Thanks so much for that…I will retry and will update you. On a second note I don’t use a pressure cooker it’s an iron wok pot. So it’s open lid and I stand at the stove! Cooking placing a lid on for steam. Never used a pressure cooker. 😊
I would encourage you to get a pressure cooker. Open pan cooking for tougher lentils like toor dal and Chana dal can frustrate you due to the enormous time needed to cook it down.
In fact there are some urad dal recipes that needs hours! on open stove to get creamy consistency.
As you may have guessed, Steam is better at cooking than boiling water. However cooking with closed lid can be difficult due to the foam trying to push up on the lid….hence the preference by many Indians for pressure cooker.
Good luck, please don’t give up and happy cooking.
Hello. Thank you for your post. It is good to know I’m not crazy in thinking my dal should be done and isn’t. I’ve been cooking typical western beans for many years (pinto, red, mayocoba, lentils), and make regularly chole & rajma, but just bought my first bag of toor dal, and my first outing was a bit frustrating. Usually I buy beans from a place with good turnover, the thinking being fresher beans won’t stall and take forever to finish. Nothing worse than investing the time after buying beans from some stagnant bulk bin and having to throw it all out because they will not finish, or seeing a bulk bin with mixed batches. I rant. In this case I was trying to cook on the stove in a non-pressurized vessel without rice, so timing isn’t important. In your experience is it old beans or just variation in the crop that makes some hard to cook? I may be wrong in thinking old beans don’t cook. Anyway, in case you haven’t tried them, my favoritest bean is baby lima cooked very gently so they don’t disintegrate, although some will split, drained and dressed as a salad. The silky texture is a true delight.
Hi Clayton, I think you are right. The older the bean, the harder it is to cook. That’s been my experience as well. I have to look up the science (it might have something to do with the drop in inherent moisture levels).
However, yes there are some variations in crop varieties too. Many Indians stick to only their favorite brand, because there is no need to experiment with cooking timings once they figured it out and get comfortable with it.

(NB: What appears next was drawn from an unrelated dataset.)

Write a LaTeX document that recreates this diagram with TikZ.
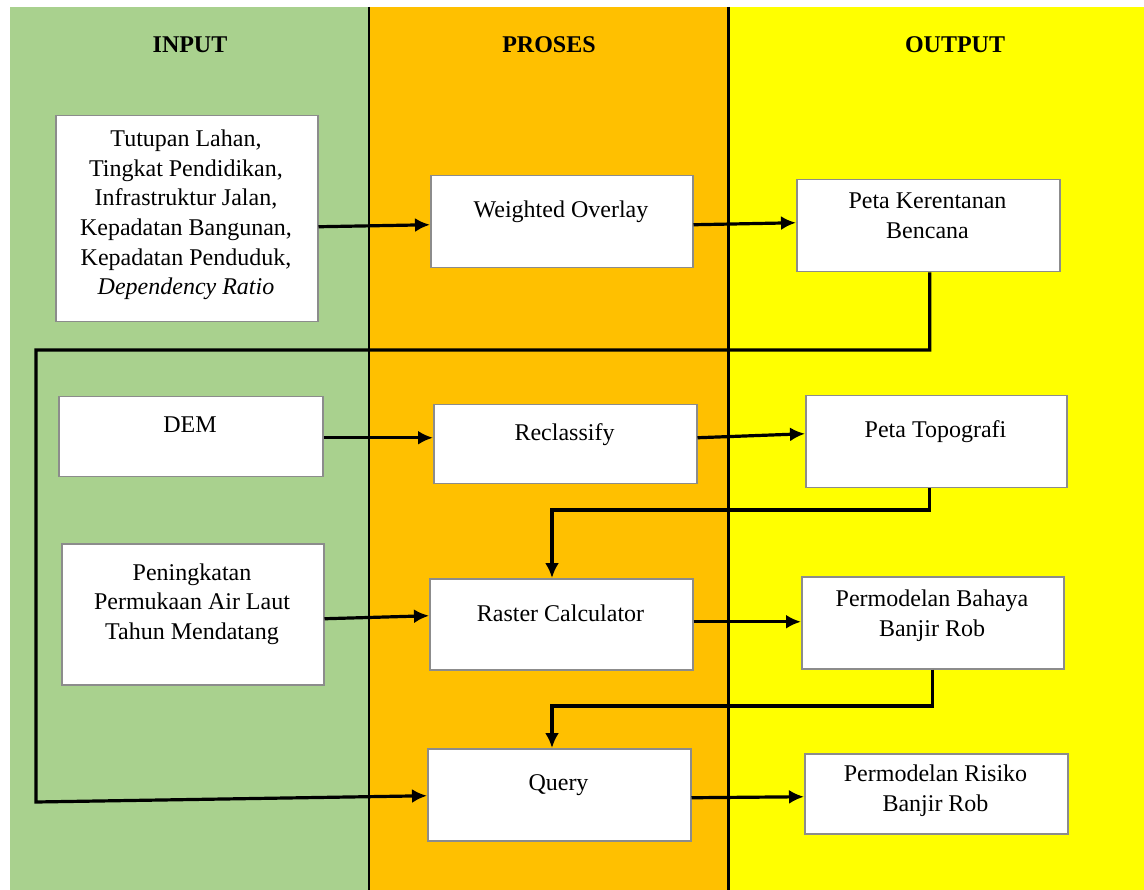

Toor dal, especially is tricky, since it works beautifully in stews where it is well integrated into the sambar or the Gujarati dal. This requires it to be cooked until it literally falls apart. So, don’t be too hard on yourself regarding toor. It is a hard one to master, even for us Indians.
I’ll look up baby Lima… sounds delicious!!
Hi, I recently cooked toor dal for sambar in the instant pot and it resulted in dal that had a bite. I soaked the dal for 2+ hours on the countertop, followed by a whopping 18 mins in the instant pot. That still didn’t make it mashed. So I par blended it in a vitamix and continued to cook in the instant pot for another hour or so?! and it still had a bite. Needless to say I was very embarrassed to serve it to the company I was hosting. I am an instant pot beginner – what am i doing wrong? 18 mins sounds like it should be plenty for toor dal post soaking. the little metal part in the lid that holds the silicone ring is coming loose for me, so I am wondering if that is the issue? Thanks for your help!
Hi JJ,
Hmm…, It is odd that toor dal did not cook well even after all your efforts.
Hopefully, you set the valve to seal and not vent position. Otherwise, it will not build pressure. Or maybe like you said, there may be a leak that prevented pressure build up as well.
I would recommend blending the toor dal after cooking and let the purée come to a boil on stovetop in case your instant pot is just not doing the trick. Also, make sure you don’t cook your dal with any acid (esp tamarind), since acid does not allow dals to get mushy. Mix tamarind and toor dal only if you are completely satisfied with the mushiness of the dal.
As a corollary, you can use baking soda to raise the ph and breakdown the dal quicker, if you are up for it.